## To be done
Wherever the string "React" appears, copy the whole line.

## Data shown

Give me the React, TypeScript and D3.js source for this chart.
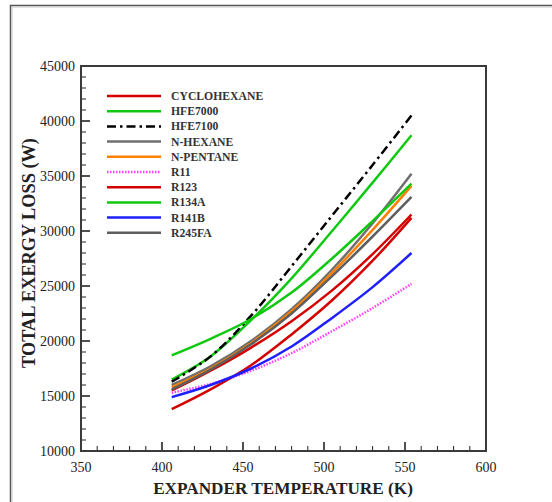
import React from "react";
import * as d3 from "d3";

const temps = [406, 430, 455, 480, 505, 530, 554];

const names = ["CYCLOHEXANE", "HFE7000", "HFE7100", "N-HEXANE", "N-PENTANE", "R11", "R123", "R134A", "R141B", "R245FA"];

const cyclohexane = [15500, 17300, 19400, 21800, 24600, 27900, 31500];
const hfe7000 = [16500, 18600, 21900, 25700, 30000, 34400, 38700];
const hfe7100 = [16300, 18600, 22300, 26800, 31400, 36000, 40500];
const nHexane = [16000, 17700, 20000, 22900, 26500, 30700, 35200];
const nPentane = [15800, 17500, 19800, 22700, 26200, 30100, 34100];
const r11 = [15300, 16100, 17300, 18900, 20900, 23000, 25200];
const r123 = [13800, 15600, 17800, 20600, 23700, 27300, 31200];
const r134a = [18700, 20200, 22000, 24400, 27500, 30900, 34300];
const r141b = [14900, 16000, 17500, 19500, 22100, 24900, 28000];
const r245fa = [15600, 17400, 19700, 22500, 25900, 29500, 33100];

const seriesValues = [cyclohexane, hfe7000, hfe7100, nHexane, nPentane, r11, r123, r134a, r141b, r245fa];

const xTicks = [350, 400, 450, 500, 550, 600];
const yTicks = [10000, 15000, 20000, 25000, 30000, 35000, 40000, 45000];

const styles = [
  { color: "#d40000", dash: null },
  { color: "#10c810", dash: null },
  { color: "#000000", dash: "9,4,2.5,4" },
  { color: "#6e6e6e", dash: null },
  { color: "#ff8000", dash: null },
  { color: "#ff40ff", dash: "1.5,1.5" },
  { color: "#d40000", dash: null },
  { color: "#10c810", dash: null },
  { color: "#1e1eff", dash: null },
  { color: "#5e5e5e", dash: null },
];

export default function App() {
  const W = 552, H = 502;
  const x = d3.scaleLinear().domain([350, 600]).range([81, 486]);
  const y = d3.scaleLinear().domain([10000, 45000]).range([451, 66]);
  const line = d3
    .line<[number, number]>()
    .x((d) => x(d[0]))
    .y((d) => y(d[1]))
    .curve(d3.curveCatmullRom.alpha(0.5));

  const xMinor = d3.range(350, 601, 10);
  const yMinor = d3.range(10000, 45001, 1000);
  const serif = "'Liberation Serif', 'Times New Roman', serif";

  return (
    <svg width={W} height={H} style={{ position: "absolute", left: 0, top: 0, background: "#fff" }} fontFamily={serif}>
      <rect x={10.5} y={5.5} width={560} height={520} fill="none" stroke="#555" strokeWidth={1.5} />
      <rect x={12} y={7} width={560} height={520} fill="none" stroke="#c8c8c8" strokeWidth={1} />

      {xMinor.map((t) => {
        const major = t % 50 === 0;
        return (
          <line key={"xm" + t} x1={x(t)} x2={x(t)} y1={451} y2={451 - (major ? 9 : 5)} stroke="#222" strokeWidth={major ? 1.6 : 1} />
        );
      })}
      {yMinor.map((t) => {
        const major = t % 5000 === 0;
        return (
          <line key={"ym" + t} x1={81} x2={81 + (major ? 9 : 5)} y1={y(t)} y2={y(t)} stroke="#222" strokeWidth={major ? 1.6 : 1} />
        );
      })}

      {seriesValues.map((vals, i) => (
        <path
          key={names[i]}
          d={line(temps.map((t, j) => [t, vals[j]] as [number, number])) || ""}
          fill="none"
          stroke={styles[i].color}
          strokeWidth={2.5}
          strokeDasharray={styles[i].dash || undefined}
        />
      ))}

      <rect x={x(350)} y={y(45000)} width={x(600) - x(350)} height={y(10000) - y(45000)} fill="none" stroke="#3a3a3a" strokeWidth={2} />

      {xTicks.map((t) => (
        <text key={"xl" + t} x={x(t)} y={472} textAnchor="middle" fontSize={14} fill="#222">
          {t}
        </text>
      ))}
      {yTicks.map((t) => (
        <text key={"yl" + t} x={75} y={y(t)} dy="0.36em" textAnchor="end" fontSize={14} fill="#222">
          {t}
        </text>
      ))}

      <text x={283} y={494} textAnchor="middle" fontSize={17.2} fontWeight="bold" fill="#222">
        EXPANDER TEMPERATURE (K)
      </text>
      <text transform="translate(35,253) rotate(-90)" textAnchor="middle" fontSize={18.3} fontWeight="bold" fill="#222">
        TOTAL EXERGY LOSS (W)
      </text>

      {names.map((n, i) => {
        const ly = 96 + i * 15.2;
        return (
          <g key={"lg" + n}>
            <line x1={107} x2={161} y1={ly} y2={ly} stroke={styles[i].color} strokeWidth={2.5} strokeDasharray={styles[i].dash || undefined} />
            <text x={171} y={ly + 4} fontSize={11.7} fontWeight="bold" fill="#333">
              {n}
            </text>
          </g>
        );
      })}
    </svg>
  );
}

## Exercise result
Give me the React, TypeScript and D3.js source for this chart.
import React from "react";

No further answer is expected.